Scholarly Community of Practice

Online self-study

This session focuses on the engagement of supervisors with their academic community and the need to induct their graduates into this community. It engages supervisors in ways to nurture and sustain their membership within the academic community.

Good supervision requires multiple skills and practices, but crucially, it requires that supervisors are themselves active researchers. Supervisors might already be expert researchers or they might be novices who have just achieved their doctorates and are just starting their own research trajectories. The key is active engagement.

Spend fifteen minutes completing this questionnaire in as much detail as possible. This is for self-reflection purposes only and you will not be asked to submit your responses.
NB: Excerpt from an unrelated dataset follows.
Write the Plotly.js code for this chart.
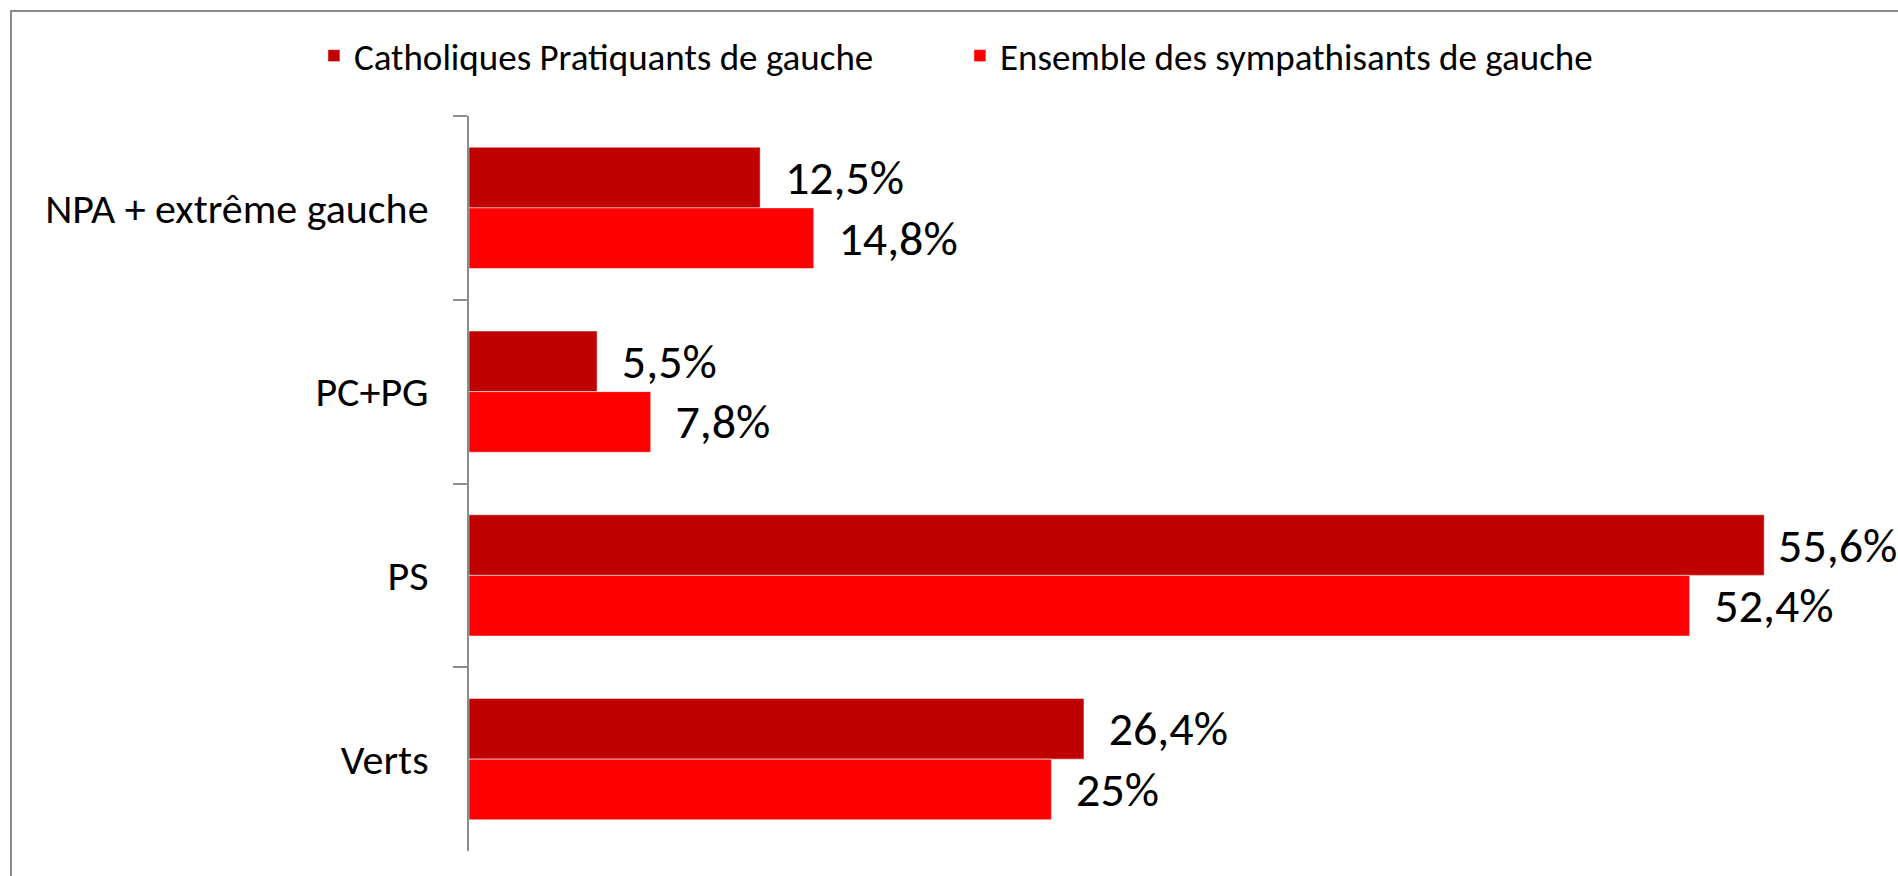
<!DOCTYPE html>
<html>
<head>
<meta charset="utf-8">
<script src="https://cdn.plot.ly/plotly-3.0.1.min.js"></script>
<style>
  html, body { margin: 0; padding: 0; background: #fff; }
  #cadre { position: absolute; left: 10px; top: 10px; width: 1900px; height: 900px;
           border-top: 2px solid #8c8c8c; border-left: 2px solid #8c8c8c; }
  #graphe { position: absolute; left: 0; top: 0; width: 1898px; height: 876px; }
</style>
</head>
<body>
<div id="cadre"></div>
<div id="graphe"></div>
<script>
const partis = ["NPA + extrême gauche", "PC+PG", "PS", "Verts"];
const catholiques = [12.5, 5.5, 55.6, 26.4];
const ensemble = [14.8, 7.8, 52.4, 25];

// étiquette à la française, un peu décalée de la barre (moins pour la plus longue)
const etiquette = v => (v > 55 ? "\u00A0" : "\u00A0\u00A0") + String(v).replace(".", ",") + "%";
const police = "Calibri, Carlito, Lato, sans-serif";

Plotly.newPlot("graphe", [{
  type: "bar",
  orientation: "h",
  name: "Catholiques Pratiquants de gauche",
  y: partis,
  x: catholiques,
  text: catholiques.map(etiquette),
  textposition: "outside",
  cliponaxis: false,
  textfont: { family: police, size: 48, color: "#000" },
  marker: { color: "#c00000", line: { width: 1, color: "rgba(255,255,255,0.5)" } }
}, {
  type: "bar",
  orientation: "h",
  name: "Ensemble des sympathisants de gauche",
  y: partis,
  x: ensemble,
  text: ensemble.map(etiquette),
  textposition: "outside",
  cliponaxis: false,
  textfont: { family: police, size: 48, color: "#000" },
  marker: { color: "#ff0000", line: { width: 1, color: "rgba(255,255,255,0.5)" } }
}], {
  width: 1898,
  height: 876,
  margin: { l: 469, r: 8, t: 116, b: 25 },
  paper_bgcolor: "rgba(0,0,0,0)",
  plot_bgcolor: "rgba(0,0,0,0)",
  font: { family: police, color: "#000" },
  barmode: "group",
  bargap: 0.34,
  bargroupgap: 0,
  xaxis: { range: [0, 61], visible: false, fixedrange: true },
  yaxis: {
    type: "category",
    autorange: "reversed",
    showline: true,
    linecolor: "#8c8c8c",
    linewidth: 2,
    ticks: "outside",
    tickson: "boundaries",
    ticklen: 14,
    tickwidth: 2,
    tickcolor: "#8c8c8c",
    ticklabelstandoff: 30,
    tickfont: { family: police, size: 42, color: "#000" },
    showgrid: false,
    zeroline: false
  },
  legend: {
    orientation: "h",
    xref: "container",
    yref: "container",
    x: 0.1654,
    y: 0.936,
    xanchor: "left",
    yanchor: "middle",
    entrywidthmode: "pixels",
    entrywidth: 601,
    font: { family: police, size: 37, color: "#000" }
  },
  showlegend: true
}, { displayModeBar: false, staticPlot: true });
</script>
</body>
</html>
  1. Do you feel like you have good access to the essential journals in your field? Which are these? Do you find the time and space to keep up with key literature in your field?
  2. Have there been challenges (shifts, schisms, radically new approaches) to the dominant theories, concepts, methods or approaches in your field? What happened as a result? Is your field quite stable or are there frequent shifts in schools of thought?
  3. Who is your immediate academic community? List people with whom you can discuss issues related to your field. These may be colleagues at work or people with whom you engage online or at conferences.
  4. How active are you in your academic community? How did you become a member of this community? How do you engage with this community? Forms of engagement might include examining for other universities, publishing your research in journals and books, presenting at conferences, reviewing for journals. Are these relevant to your practice? Are there others?

Perhaps these questions have highlighted your areas of strength and areas for further development. What actions can you take to enhance your own development?

On this module’s forum, please share your responses to any of the following questions. Let’s start a conversation.

  1. What is a scholar in your view? What does scholarship mean to you?
  2. What does it mean to be active in an academic community?
  3. How can you introduce your students into this community? Is this part of the role of the supervisor?
  4. What might a PG supervisor’s support network provide? How can such a network be built?
  5. Have you had experience of academic jealousies? What were the effects and was it resolved? How can you contribute to a more respectful and generous support network?